Freshening means bringing first calving heifers into the milking herd for the first time. They are usually about 2 years of age at the time of first calving and are experiencing many new things in a very short time.
Giving birth to a new calf can be traumatizing. Then they are expected to come into the milking parlor with their new calf and be milked by machine for the first time. The calf can’t drink all the milk the mother produces. Patience is required of the herdsman at every step.
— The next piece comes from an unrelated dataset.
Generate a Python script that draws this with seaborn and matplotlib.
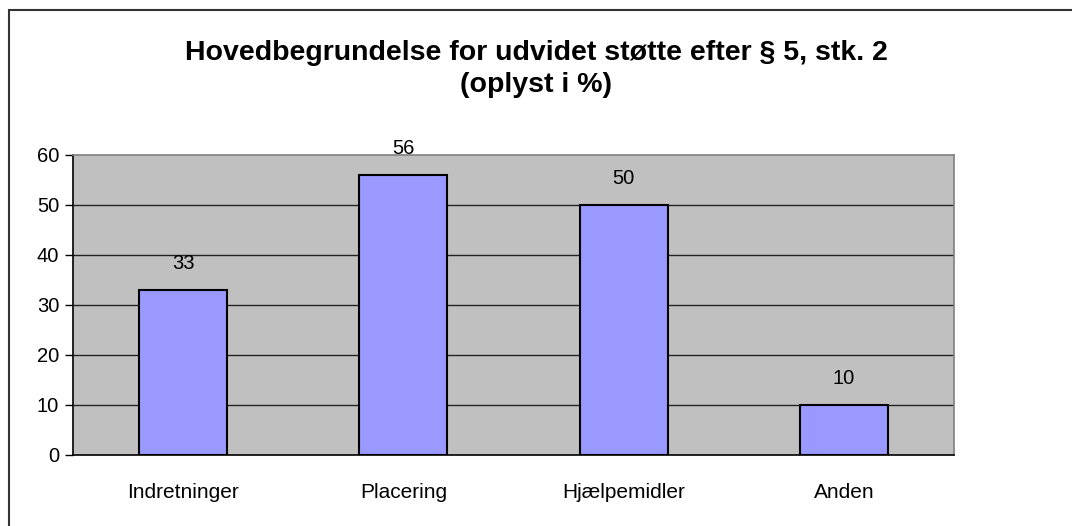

Just like human mothers, not all cows have the same level of maternal instinct. First calf heifer number 2680 (she will get a name when the crew knows her better) is a good example. Yesterday when I came into the dry cow pasture she was cleaning up her placenta. This is something that almost all animals do to keep predators away from their young. Her bull calf was with the rest of the dry cow group, and did not appear to have been licked or cleaned off like it should have been. I helped the calf to walk over to it’s mother, but she proceeded to butt it away. We did what we normally do in that case and brought her into the head gate and brought the calf to her and helped it nurse. She allowed the calf to nurse just fine, but when we released her to be with the calf she butted it again. The crew will try again this morning. Thankfully we have many cows in the herd that will accept another cow’s calf and allow us to graft this new calf onto her. This will be our next step if 2680’s maternal instincts have not kicked in soon.